Robida’s more popular illustrations became even more popular postcards, which in turn found swift delivery around the world. This ability to convey the precepts of Science Fiction to a worldwide audience was in and of itself and incredible feat. What made his works truly amazing, however, is in just how eerily true to life they became. He didn’t just come close, his drawings were, for the most part, more of an accurate prediction of the future than Nostradamus. Just how accurate? Well, for one thing, he knew that women would eventually become both warriors and leaders.

Well, sure, maybe in some sissy country like France something like that would happen, but not in someplace with a REAL Army, like America! Even if they made a woman a General, which would never happen, it’s not like she could ever get four stars–Oh, wait, that totally happened!

Hell yeah it did!

Well that’s not that impressive of a prediction. Any man able to divide 2 in half should have been able to see women would eventually be treated as equals, even if he lacked the balls to admit it. But it’s not like Robida predicted Television or something…

Been there. Done that.

Or portable storage media…

Ask your thumbdrive "Whose your daddy?" (hint: it's Robida)

…or the Redbox rental machines…

He even drew her from the same angle.

…or the iPod…

"Take California...That's Alright..."

…or distance learning classes…

"Je suis une Phoenix."

…FINE! But at least he didn’t predict the Internet, right?

Blogger...

...internet cafe...

...YouTube!

And that’s just a very brief sampling of his works.
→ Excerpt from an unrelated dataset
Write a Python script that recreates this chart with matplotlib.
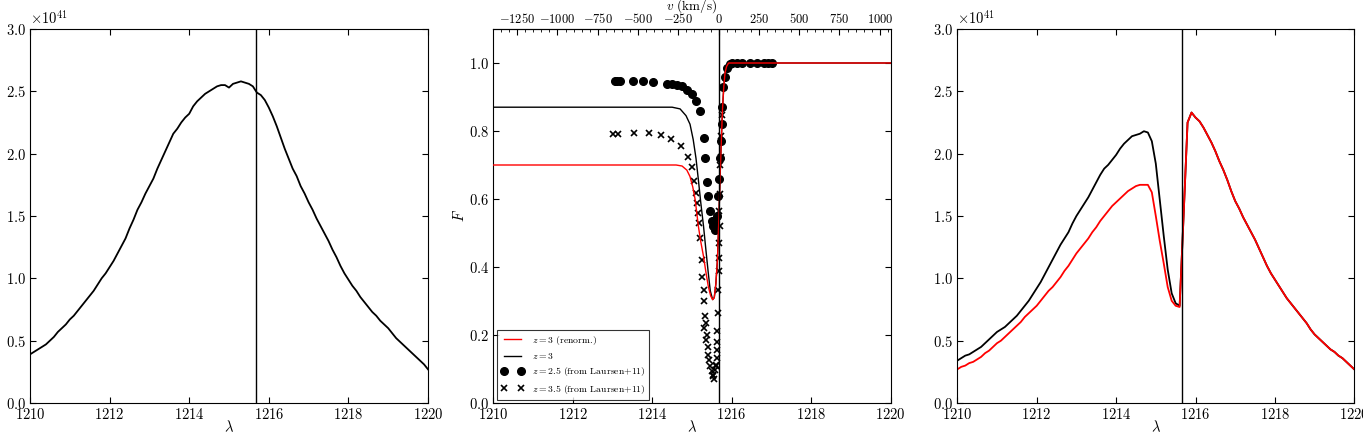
import numpy as np
import matplotlib
matplotlib.use('Agg')
from matplotlib import pyplot as plt
from matplotlib.ticker import MultipleLocator

plt.rcParams['font.family'] = 'serif'
plt.rcParams['font.serif'] = ['cmr10', 'DejaVu Serif']
plt.rcParams['mathtext.fontset'] = 'cm'
plt.rcParams['axes.formatter.use_mathtext'] = True
plt.rcParams['font.size'] = 10.5

LYA = 1215.67
C_KMS = 299792.458

# wavelength bins (0.1 A)
lam_bins = np.round(np.linspace(1210, 1220, 101), 1)

# intrinsic spectrum, units of 1e41
spec_intr = [0.39, 0.41, 0.43, 0.45, 0.47, 0.50, 0.53, 0.57, 0.60, 0.63,
             0.67, 0.70, 0.74, 0.78, 0.82, 0.86, 0.90, 0.95, 1.00, 1.04,
             1.09, 1.14, 1.20, 1.26, 1.32, 1.40, 1.47, 1.55, 1.61, 1.68,
             1.74, 1.80, 1.88, 1.95, 2.02, 2.09, 2.16, 2.20, 2.25, 2.29,
             2.32, 2.38, 2.42, 2.45, 2.48, 2.50, 2.52, 2.54, 2.55, 2.55,
             2.53, 2.56, 2.57, 2.58, 2.57, 2.56, 2.54, 2.49, 2.47, 2.43,
             2.37, 2.30, 2.22, 2.13, 2.04, 1.96, 1.88, 1.82, 1.74, 1.68,
             1.61, 1.55, 1.48, 1.42, 1.36, 1.30, 1.23, 1.17, 1.10, 1.04,
             0.99, 0.94, 0.90, 0.85, 0.81, 0.77, 0.73, 0.70, 0.66, 0.63,
             0.60, 0.56, 0.52, 0.49, 0.46, 0.43, 0.40, 0.37, 0.34, 0.31,
             0.27]

# transmitted spectrum z=3
spec_z3 = [0.34, 0.36, 0.38, 0.39, 0.41, 0.43, 0.45, 0.48, 0.51, 0.54,
           0.57, 0.59, 0.61, 0.64, 0.67, 0.70, 0.74, 0.78, 0.82, 0.87,
           0.92, 0.97, 1.03, 1.09, 1.15, 1.21, 1.27, 1.32, 1.37, 1.44,
           1.50, 1.55, 1.60, 1.65, 1.71, 1.77, 1.83, 1.88, 1.91, 1.95,
           1.99, 2.04, 2.08, 2.11, 2.14, 2.15, 2.16, 2.18, 2.17, 2.10,
           1.92, 1.63, 1.34, 1.07, 0.88, 0.80, 0.78, 1.50, 2.25, 2.33,
           2.29, 2.26, 2.21, 2.15, 2.09, 2.02, 1.94, 1.87, 1.79, 1.70,
           1.62, 1.56, 1.49, 1.43, 1.37, 1.31, 1.24, 1.17, 1.10, 1.04,
           0.99, 0.94, 0.89, 0.84, 0.80, 0.76, 0.72, 0.68, 0.64, 0.59,
           0.55, 0.52, 0.49, 0.46, 0.43, 0.41, 0.38, 0.36, 0.33, 0.30,
           0.27]

# renormalised, blue side only (1210.0 - 1215.6), red side same as z=3
spec_renorm_blue = [0.27, 0.29, 0.30, 0.32, 0.33, 0.35, 0.37, 0.40, 0.42, 0.45,
                    0.48, 0.50, 0.53, 0.56, 0.59, 0.62, 0.65, 0.69, 0.72, 0.75,
                    0.78, 0.82, 0.86, 0.90, 0.93, 0.97, 1.01, 1.06, 1.10, 1.15,
                    1.20, 1.24, 1.28, 1.32, 1.37, 1.41, 1.46, 1.50, 1.54, 1.58,
                    1.61, 1.64, 1.67, 1.70, 1.72, 1.74, 1.75, 1.75, 1.75, 1.69,
                    1.50, 1.30, 1.12, 0.93, 0.82, 0.78, 0.77]
spec_renorm = spec_renorm_blue + spec_z3[len(spec_renorm_blue):]

# transmission curves
lam_T_z3 = [1210.0, 1214.5, 1214.7, 1214.85, 1214.95, 1215.03, 1215.1, 1215.16,
            1215.22, 1215.29, 1215.35, 1215.41, 1215.46, 1215.52, 1215.56, 1215.6,
            1215.64, 1215.67, 1215.71, 1215.74, 1215.77, 1215.8, 1215.83, 1215.87,
            1215.92, 1220.0]
T_z3 = [0.87, 0.87, 0.865, 0.845, 0.82, 0.775, 0.72, 0.657,
        0.59, 0.52, 0.45, 0.382, 0.33, 0.304, 0.31, 0.35,
        0.42, 0.52, 0.676, 0.78, 0.87, 0.93, 0.97, 0.99,
        1.0, 1.0]
lam_T_renorm = [1210.0, 1214.6, 1214.75, 1214.87, 1214.95, 1215.02, 1215.08, 1215.16,
                1215.22, 1215.29, 1215.35, 1215.41, 1215.47, 1215.52, 1215.56, 1215.6,
                1215.64, 1215.67, 1215.71, 1215.74, 1215.77, 1215.8, 1215.83, 1215.87,
                1215.92, 1220.0]
T_renorm = [0.70, 0.70, 0.697, 0.685, 0.666, 0.635, 0.598, 0.52,
            0.475, 0.431, 0.385, 0.343, 0.315, 0.304, 0.31, 0.35,
            0.42, 0.52, 0.676, 0.78, 0.87, 0.93, 0.97, 0.99,
            1.0, 1.0]

# Laursen+11 points
lam_l11_z25 = [1213.05, 1213.12, 1213.20, 1213.52, 1213.76, 1214.01, 1214.36, 1214.50,
               1214.62, 1214.74, 1214.87, 1214.99, 1215.10, 1215.20, 1215.29, 1215.33,
               1215.37, 1215.41, 1215.45, 1215.50, 1215.54, 1215.58, 1215.56, 1215.62,
               1215.66, 1215.69, 1215.71, 1215.72, 1215.75, 1215.76, 1215.79, 1215.83,
               1215.89, 1215.96, 1216.00, 1216.13, 1216.25, 1216.46, 1216.63, 1216.80,
               1216.92, 1217.01]
F_l11_z25 = [0.946, 0.946, 0.946, 0.946, 0.948, 0.943, 0.939, 0.937,
             0.935, 0.931, 0.921, 0.91, 0.888, 0.858, 0.78, 0.72,
             0.65, 0.61, 0.564, 0.535, 0.52, 0.51, 0.53, 0.55,
             0.61, 0.66, 0.72, 0.77, 0.82, 0.87, 0.93, 0.96,
             0.985, 0.998, 1.0, 1.0, 0.999, 1.0, 1.0, 1.0,
             1.0, 1.0]
lam_l11_z35 = [1213.02, 1213.15, 1213.55, 1213.92, 1214.23, 1214.47, 1214.72, 1214.91,
               1215.00, 1215.06, 1215.10, 1215.13, 1215.15, 1215.17, 1215.20, 1215.25,
               1215.26, 1215.29, 1215.30, 1215.33, 1215.35, 1215.31, 1215.37, 1215.34,
               1215.40, 1215.41, 1215.44, 1215.45, 1215.50, 1215.52, 1215.54, 1215.56,
               1215.58, 1215.60, 1215.61, 1215.62, 1215.62, 1215.62, 1215.62, 1215.65,
               1215.66, 1215.67, 1215.69, 1215.69, 1215.71, 1215.69, 1215.71, 1215.71,
               1215.72, 1215.72, 1215.75]
F_l11_z35 = [0.792, 0.792, 0.795, 0.795, 0.787, 0.776, 0.756, 0.725,
             0.693, 0.652, 0.618, 0.588, 0.559, 0.529, 0.485, 0.421,
             0.372, 0.333, 0.299, 0.255, 0.235, 0.221, 0.201, 0.186,
             0.166, 0.142, 0.127, 0.108, 0.093, 0.083, 0.078, 0.072,
             0.098, 0.113, 0.108, 0.132, 0.157, 0.18, 0.211, 0.265,
             0.333, 0.387, 0.426, 0.47, 0.52, 0.564, 0.616, 0.70,
             0.725, 0.784, 0.848]


def style_ax(ax):
    ax.tick_params(which='both', direction='in', top=True, right=True, pad=3)
    ax.tick_params(which='major', length=4, width=0.8)
    ax.set_xlim(1210, 1220)
    ax.xaxis.set_major_locator(MultipleLocator(2))
    ax.set_xlabel(r'$\lambda$', labelpad=-2)


fig = plt.figure(figsize=(13.63, 4.33), dpi=100)
W, H = 1363., 433.
ax1 = fig.add_axes([30 / W, 30 / H, 398 / W, 374 / H])
ax2 = fig.add_axes([493.3 / W, 30 / H, 397.4 / W, 374 / H])
ax3 = fig.add_axes([957.3 / W, 30 / H, 397 / W, 374 / H])

# left: intrinsic spectrum
ax1.plot(lam_bins, np.array(spec_intr) * 1e41, color='k', lw=1.3)
ax1.axvline(LYA, color='k', lw=1)
ax1.set_ylim(0, 3e41)
ax1.yaxis.set_major_locator(MultipleLocator(0.5e41))
style_ax(ax1)

# middle: transmission
ax2.plot(lam_T_z3, T_z3, color='k', lw=1.0, label=r'$z=3$', zorder=3)
ax2.plot(lam_T_renorm, T_renorm, color='r', lw=1.0, label=r'$z=3$ (renorm.)', zorder=4)
ax2.plot(lam_l11_z25, F_l11_z25, 'o', color='k', ms=5.5, mec='k',
         label=r'$z=2.5$ (from Laursen+11)', zorder=2)
ax2.plot(lam_l11_z35, F_l11_z35, 'x', color='k', ms=4.5, mew=1.2,
         label=r'$z=3.5$ (from Laursen+11)', zorder=2)
ax2.axvline(LYA, color='k', lw=1, zorder=5)
ax2.set_ylim(0, 1.1)
ax2.yaxis.set_major_locator(MultipleLocator(0.2))
style_ax(ax2)
ax2.tick_params(top=False)
ax2.set_ylabel(r'$F$', labelpad=1)

handles, labels = ax2.get_legend_handles_labels()
order = [1, 0, 2, 3]
leg = ax2.legend([handles[i] for i in order], [labels[i] for i in order],
                 loc='lower left', fontsize=7, numpoints=2, frameon=True,
                 fancybox=False, edgecolor='k', borderaxespad=0.35,
                 handlelength=2.4, labelspacing=0.45)
leg.get_frame().set_linewidth(0.8)

secax = ax2.secondary_xaxis('top', functions=(lambda l: (l - LYA) / LYA * C_KMS,
                                                lambda v: LYA * (1 + v / C_KMS)))
secax.xaxis.set_major_locator(MultipleLocator(250))
secax.xaxis.set_minor_locator(MultipleLocator(50))
secax.tick_params(which='both', direction='in', labelsize=9, pad=2)
secax.tick_params(which='major', length=4)
secax.tick_params(which='minor', length=2)
secax.set_xlabel(r'$v$ (km/s)', labelpad=2, fontsize=9.5)

# right: transmitted spectra
ax3.plot(lam_bins, np.array(spec_z3) * 1e41, color='k', lw=1.3)
ax3.plot(lam_bins, np.array(spec_renorm) * 1e41, color='r', lw=1.3)
ax3.axvline(LYA, color='k', lw=1)
ax3.set_ylim(0, 3e41)
ax3.yaxis.set_major_locator(MultipleLocator(0.5e41))
style_ax(ax3)

fig.savefig('out.png', dpi=100)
We could probably devote entire posts to the various parallels between his predictions and the real-life results. As a result of Robida’s works, Verne, Steampunk, and Science Fiction in general gained both credibility and popularity with people who couldn’t even read. Even when the authors themselves didn’t benefit directly, their ideas did, and inspired fiction and fact for the next hundred years and more. It is perhaps this, more than the elegant style and nostalgia, that keeps the genre alive, well, and growing to this day.